After the Brexit vote on 23rd June 2016 which saw the United Kingdom leave the European Union, tough economic and political questions are now surfacing as to how the outcome will impact global markets. As an immediate effect, the sterling pound plunged by about 9 percent on the Black Friday immediately after the 52% win of the Brexit referendum. More than two weeks later the pound is trading even lower against the US dollar having depreciated by about 11% against the green buck. The situation is the same across forex markets globally; with different major world currencies appreciating against the sterling pound.

Analyzing the post-Brexit fall of the sterling pound, economist Jonathan Loynes argues that the falling pound could be a blessing to the United Kingdom. In his submission he argues that with a depreciating currency, exports from the United Kingdom will be cheaper and hence more attractive in the international markets. With this increased attractiveness, Britain’s export market will be boosted and the foreign exchange earned through the international trade will help to bridge the current budget deficit in the United Kingdom.

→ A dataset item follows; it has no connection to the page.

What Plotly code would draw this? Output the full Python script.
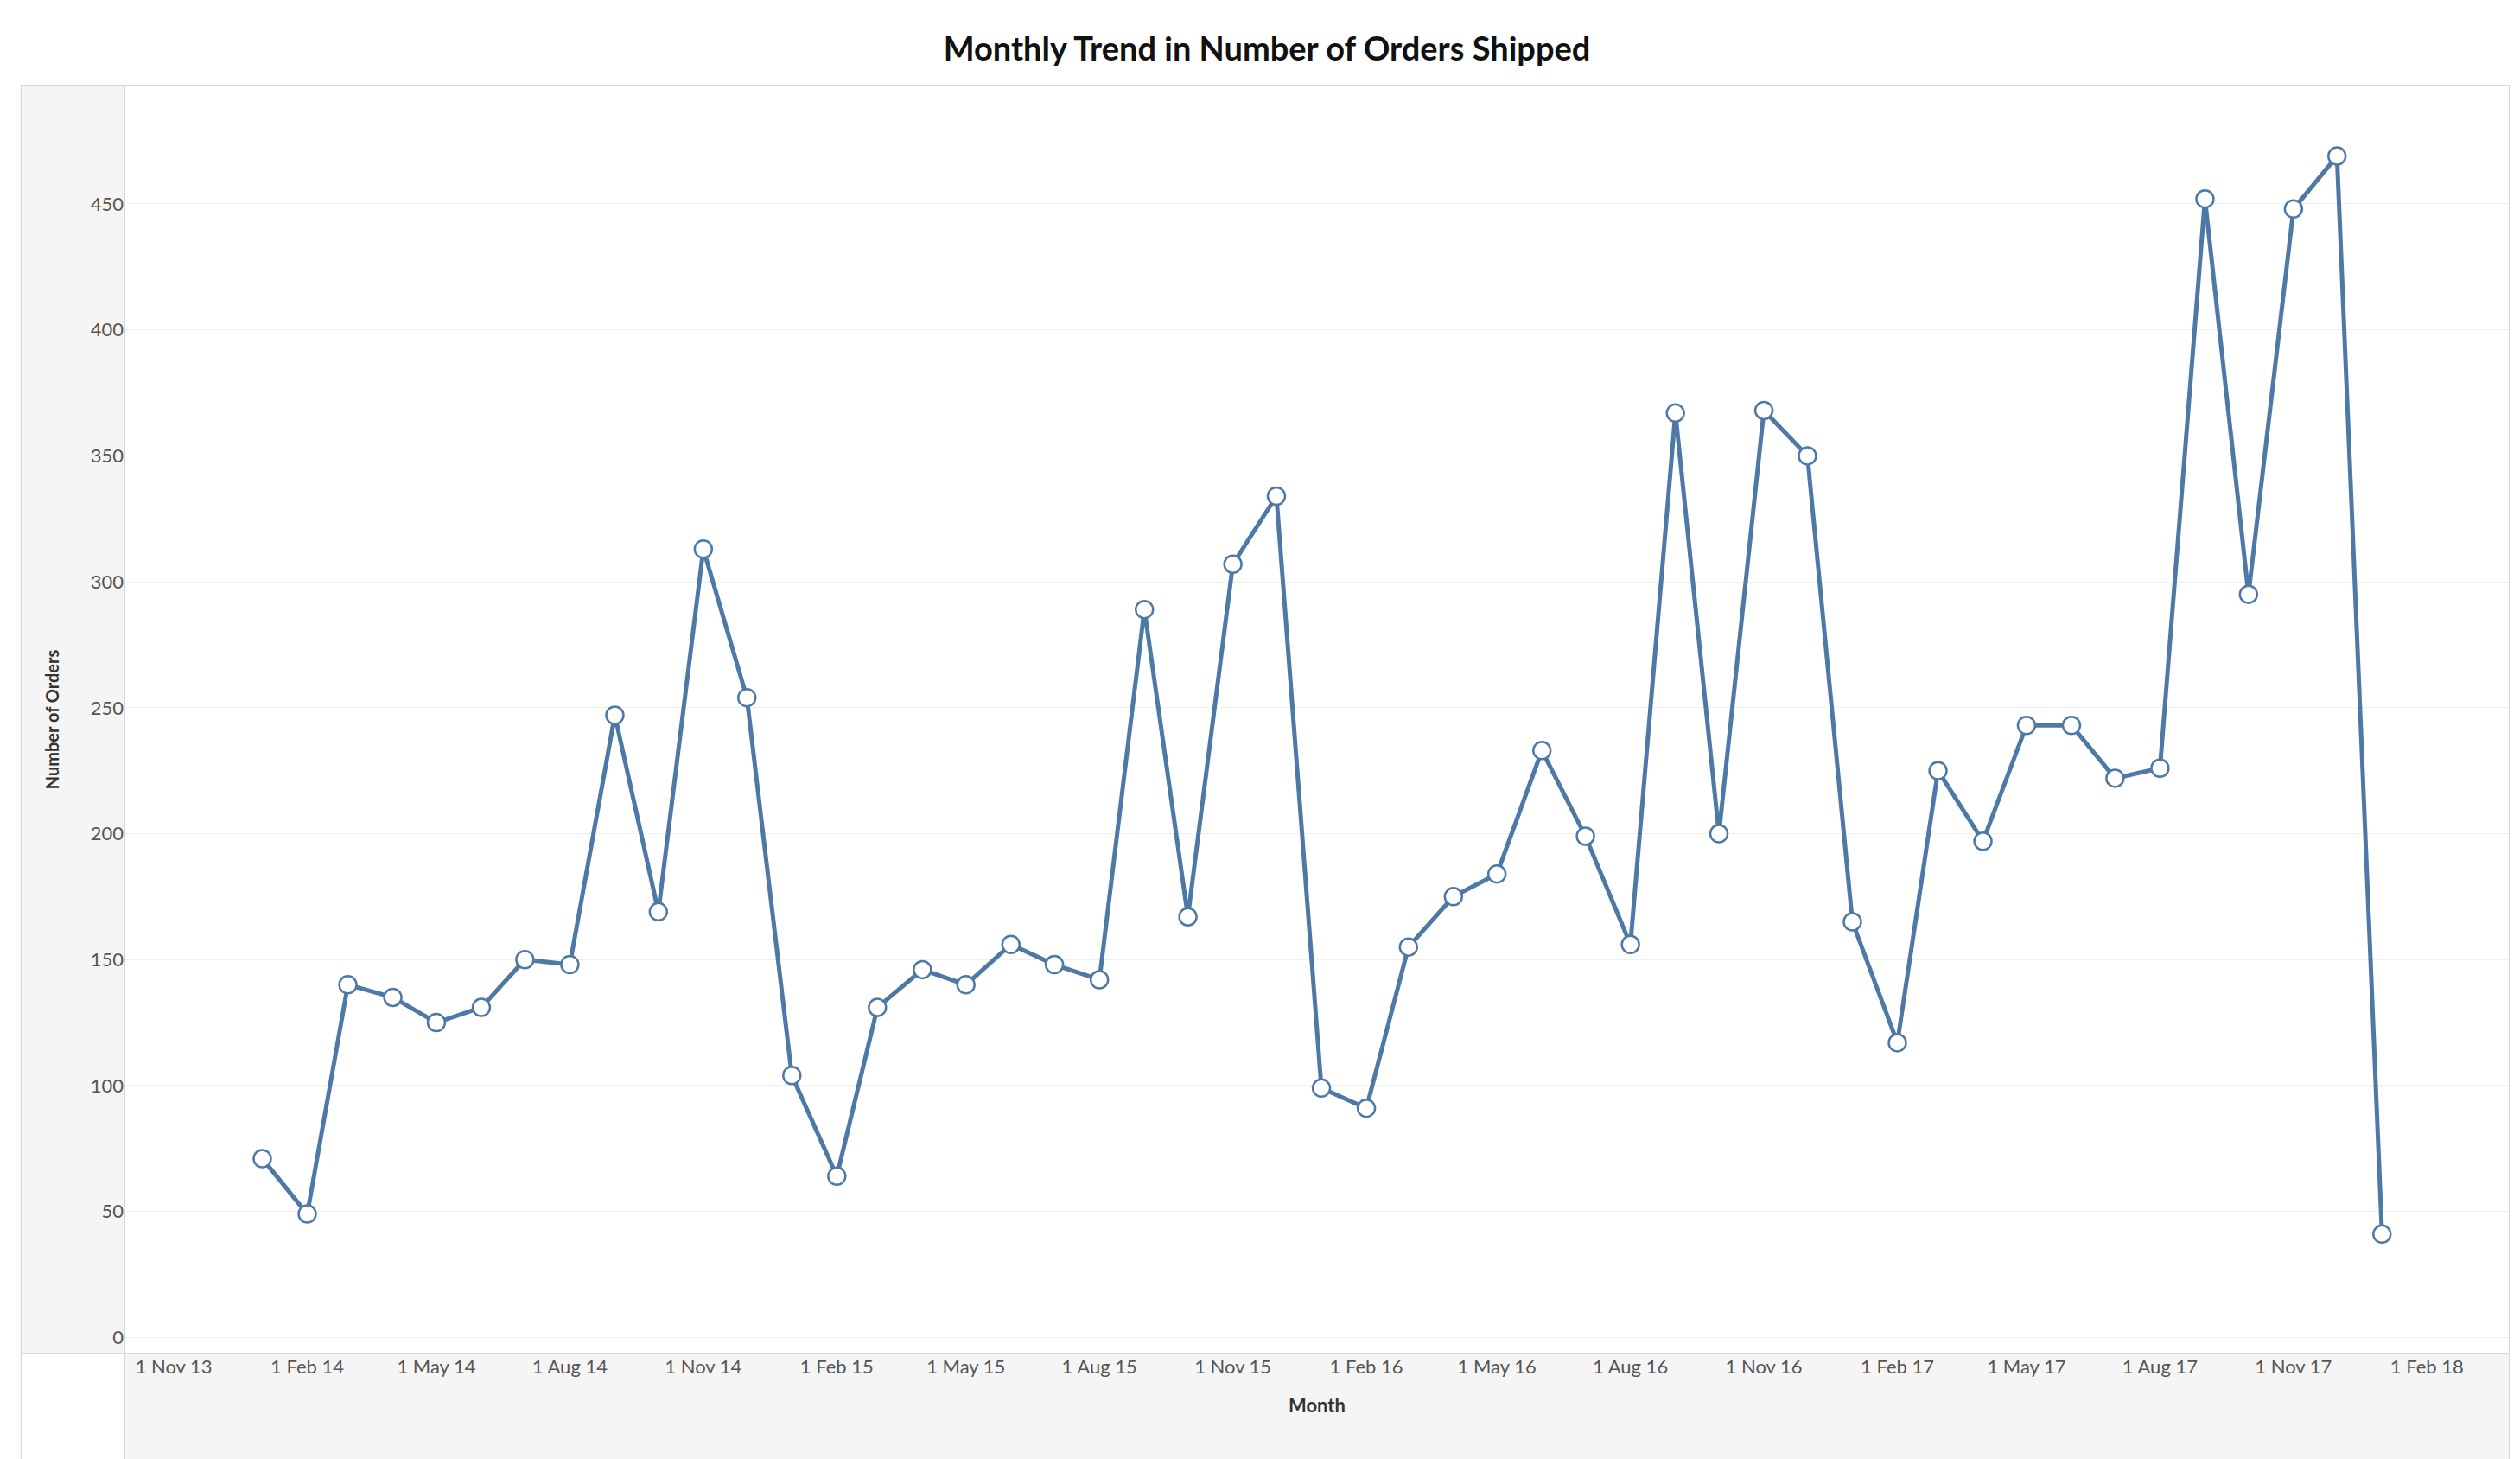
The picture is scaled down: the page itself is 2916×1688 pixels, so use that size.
import pandas as pd
import plotly.graph_objects as go

months = pd.date_range("2014-01-01", "2018-01-01", freq="MS")
orders = [71, 49, 140, 135, 125, 131, 150, 148, 247, 169, 313, 254,
          104, 64, 131, 146, 140, 156, 148, 142, 289, 167, 307, 334,
          99, 91, 155, 175, 184, 233, 199, 156, 367, 200, 368, 350,
          165, 117, 225, 197, 243, 243, 222, 226, 452, 295, 448, 469,
          41]
y_ticks = [0, 50, 100, 150, 200, 250, 300, 350, 400, 450]
x_ticks = pd.date_range("2013-11-01", "2018-02-01", freq="3MS")

W, H = 2916, 1688
# map reference pixel coords (1566x908 preview) to plot-area paper coords
fx = lambda px: (px - 73) / (1555 - 73)
fy = lambda py: (838 - py) / (838 - 49)

fig = go.Figure()
fig.add_trace(go.Scatter(
    x=months, y=orders, mode="lines+markers",
    line=dict(color="#4e79a7", width=5),
    marker=dict(size=20, color="white", line=dict(color="#4e79a7", width=2.5)),
))

shapes = [
    dict(type="rect", xref="paper", yref="paper", x0=fx(9), x1=fx(73), y0=fy(838), y1=fy(49),
         fillcolor="#f5f5f5", line=dict(width=0), layer="below"),
    dict(type="rect", xref="paper", yref="paper", x0=fx(73), x1=fx(1555), y0=fy(905), y1=fy(838),
         fillcolor="#f5f5f5", line=dict(width=0), layer="below"),
    dict(type="rect", xref="paper", yref="paper", x0=fx(9), x1=fx(1555), y0=fy(905), y1=fy(49),
         fillcolor="rgba(0,0,0,0)", line=dict(color="#d8d8d8", width=2)),
    dict(type="line", xref="paper", yref="paper", x0=fx(73), x1=fx(73), y0=fy(905), y1=fy(49),
         line=dict(color="#d8d8d8", width=2)),
    dict(type="line", xref="paper", yref="paper", x0=fx(9), x1=fx(1555), y0=fy(838), y1=fy(838),
         line=dict(color="#d8d8d8", width=2)),
]

fig.update_layout(
    width=W, height=H,
    margin=dict(l=136, r=20, t=91, b=130),
    paper_bgcolor="white", plot_bgcolor="white",
    showlegend=False, shapes=shapes,
    font=dict(family="Lato, Open Sans, sans-serif", color="#555555", size=22),
    title=dict(text="<b>Monthly Trend in Number of Orders Shipped</b>", x=0.5, xanchor="center",
               y=1 - 26 / 908, yanchor="middle", font=dict(size=38, color="#111111")),
    xaxis=dict(range=["2013-09-28", "2018-03-30"], tickvals=x_ticks, tickformat="%-d %b %y",
               showgrid=False, zeroline=False, showline=False, ticks="",
               title=dict(text="<b>Month</b>", font=dict(size=22, color="#333333"), standoff=25)),
    yaxis=dict(range=[-6.4, 497], tickvals=y_ticks, showgrid=True, gridcolor="#efefef",
               zeroline=False, showline=False, ticks="",
               title=dict(text="<b>Number of Orders</b>", font=dict(size=20, color="#333333"), standoff=30)),
)

fig.write_html("out.html")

However, analysts from a different school of thought are of the opinion that the falling sterling pound will be detrimental to the UK economy in the long run. These are economists looking at the narrative from the import side of things; where the imports to the UK will be more expensive and hence drive up inflation. If the inflation keeps rising as the sterling pound depreciates against other major world foreign currencies, the negative impact of falling real incomes and rising cost borrowing will creep into the United Kingdom. With lower real incomes, households will have lesser disposable incomes to save and invest. On the other hand, businesses will restrain from borrowing for expansion and hence hurt production and inhibit the overall growth of the economy.

From a broader perspective, United Kingdom and specifically London is viewed as the financial center of the world. Its high integration with other financial markets across the world puts it at the focal point in the global financial and investment landscape; and hence any disturbance at the markets in London will definitely have a ripple effect across the world. After the Brexit, the stock market in the US remains resilient and it is not expected to be affected by the Brexit; at least in the short-run.